Repeat the data that follows, word for word, without the images.

^^^^

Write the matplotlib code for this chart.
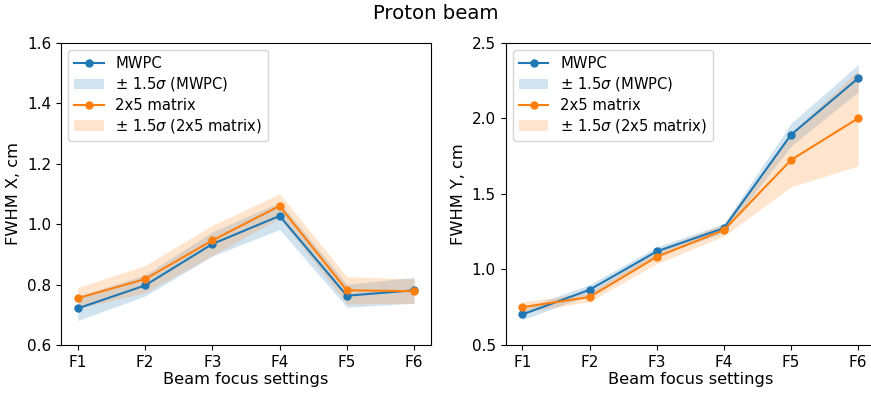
import matplotlib
matplotlib.use("Agg")
import matplotlib.pyplot as plt
import numpy as np

focus = ["F1", "F2", "F3", "F4", "F5", "F6"]

mwpc_x = [0.721, 0.797, 0.934, 1.027, 0.763, 0.781]
mwpc_x_err = [0.040, 0.035, 0.040, 0.045, 0.038, 0.043]
matrix_x = [0.755, 0.818, 0.946, 1.060, 0.781, 0.778]
matrix_x_err = [0.035, 0.045, 0.050, 0.040, 0.045, 0.040]

mwpc_y = [0.702, 0.865, 1.119, 1.273, 1.891, 2.265]
mwpc_y_err = [0.035, 0.035, 0.030, 0.030, 0.075, 0.090]
matrix_y = [0.750, 0.817, 1.083, 1.260, 1.724, 2.000]
matrix_y_err = [0.035, 0.030, 0.045, 0.040, 0.177, 0.316]

plt.rcParams['font.size'] = 11
plt.rcParams['xtick.labelsize'] = 11
plt.rcParams['ytick.labelsize'] = 11
plt.rcParams['axes.labelsize'] = 11.7
plt.rcParams['legend.fontsize'] = 10.6
plt.rcParams['legend.labelspacing'] = 0.3
fig = plt.figure(figsize=(8.71, 3.94), dpi=100)
ax1 = fig.add_axes([0.0700, 0.1244, 0.4248, 0.7673])
ax2 = fig.add_axes([0.5804, 0.1244, 0.4242, 0.7673])

def draw(ax, a, ae, b, be, ylabel, ylim, yticks):
    x = np.arange(len(focus))
    a = np.array(a); ae = np.array(ae); b = np.array(b); be = np.array(be)
    ax.plot(x, a, marker='o', color='C0', label='MWPC', markersize=5)
    ax.fill_between(x, a - ae, a + ae, color='C0', alpha=0.2, linewidth=0,
                    label=r'$\pm$ 1.5$\sigma$ (MWPC)')
    ax.plot(x, b, marker='o', color='C1', label='2x5 matrix', markersize=5)
    ax.fill_between(x, b - be, b + be, color='C1', alpha=0.2, linewidth=0,
                    label=r'$\pm$ 1.5$\sigma$ (2x5 matrix)')
    ax.set_xticks(x)
    ax.set_xticklabels(focus)
    ax.set_ylim(*ylim)
    ax.set_yticks(yticks)
    ax.set_xlabel('Beam focus settings', labelpad=2)
    ax.set_ylabel(ylabel)
    ax.legend(loc='upper left')

draw(ax1, mwpc_x, mwpc_x_err, matrix_x, matrix_x_err, 'FWHM X, cm', (0.6, 1.6),
     [0.6, 0.8, 1.0, 1.2, 1.4, 1.6])
draw(ax2, mwpc_y, mwpc_y_err, matrix_y, matrix_y_err, 'FWHM Y, cm', (0.5, 2.5),
     [0.5, 1.0, 1.5, 2.0, 2.5])

fig.suptitle('Proton beam', y=0.99, fontsize=14.2)
fig.savefig('out.png', dpi=100)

^^^^

Answer to this task:
Write the matplotlib code for this chart.
import matplotlib
matplotlib.use("Agg")
import matplotlib.pyplot as plt
import numpy as np

focus = ["F1", "F2", "F3", "F4", "F5", "F6"]

mwpc_x = [0.721, 0.797, 0.934, 1.027, 0.763, 0.781]
mwpc_x_err = [0.040, 0.035, 0.040, 0.045, 0.038, 0.043]
matrix_x = [0.755, 0.818, 0.946, 1.060, 0.781, 0.778]
matrix_x_err = [0.035, 0.045, 0.050, 0.040, 0.045, 0.040]

mwpc_y = [0.702, 0.865, 1.119, 1.273, 1.891, 2.265]
mwpc_y_err = [0.035, 0.035, 0.030, 0.030, 0.075, 0.090]
matrix_y = [0.750, 0.817, 1.083, 1.260, 1.724, 2.000]
matrix_y_err = [0.035, 0.030, 0.045, 0.040, 0.177, 0.316]

plt.rcParams['font.size'] = 11
plt.rcParams['xtick.labelsize'] = 11
plt.rcParams['ytick.labelsize'] = 11
plt.rcParams['axes.labelsize'] = 11.7
plt.rcParams['legend.fontsize'] = 10.6
plt.rcParams['legend.labelspacing'] = 0.3
fig = plt.figure(figsize=(8.71, 3.94), dpi=100)
ax1 = fig.add_axes([0.0700, 0.1244, 0.4248, 0.7673])
ax2 = fig.add_axes([0.5804, 0.1244, 0.4242, 0.7673])

def draw(ax, a, ae, b, be, ylabel, ylim, yticks):
    x = np.arange(len(focus))
    a = np.array(a); ae = np.array(ae); b = np.array(b); be = np.array(be)
    ax.plot(x, a, marker='o', color='C0', label='MWPC', markersize=5)
    ax.fill_between(x, a - ae, a + ae, color='C0', alpha=0.2, linewidth=0,
                    label=r'$\pm$ 1.5$\sigma$ (MWPC)')
    ax.plot(x, b, marker='o', color='C1', label='2x5 matrix', markersize=5)
    ax.fill_between(x, b - be, b + be, color='C1', alpha=0.2, linewidth=0,
                    label=r'$\pm$ 1.5$\sigma$ (2x5 matrix)')
    ax.set_xticks(x)
    ax.set_xticklabels(focus)
    ax.set_ylim(*ylim)
    ax.set_yticks(yticks)
    ax.set_xlabel('Beam focus settings', labelpad=2)
    ax.set_ylabel(ylabel)
    ax.legend(loc='upper left')

draw(ax1, mwpc_x, mwpc_x_err, matrix_x, matrix_x_err, 'FWHM X, cm', (0.6, 1.6),
     [0.6, 0.8, 1.0, 1.2, 1.4, 1.6])
draw(ax2, mwpc_y, mwpc_y_err, matrix_y, matrix_y_err, 'FWHM Y, cm', (0.5, 2.5),
     [0.5, 1.0, 1.5, 2.0, 2.5])

fig.suptitle('Proton beam', y=0.99, fontsize=14.2)
fig.savefig('out.png', dpi=100)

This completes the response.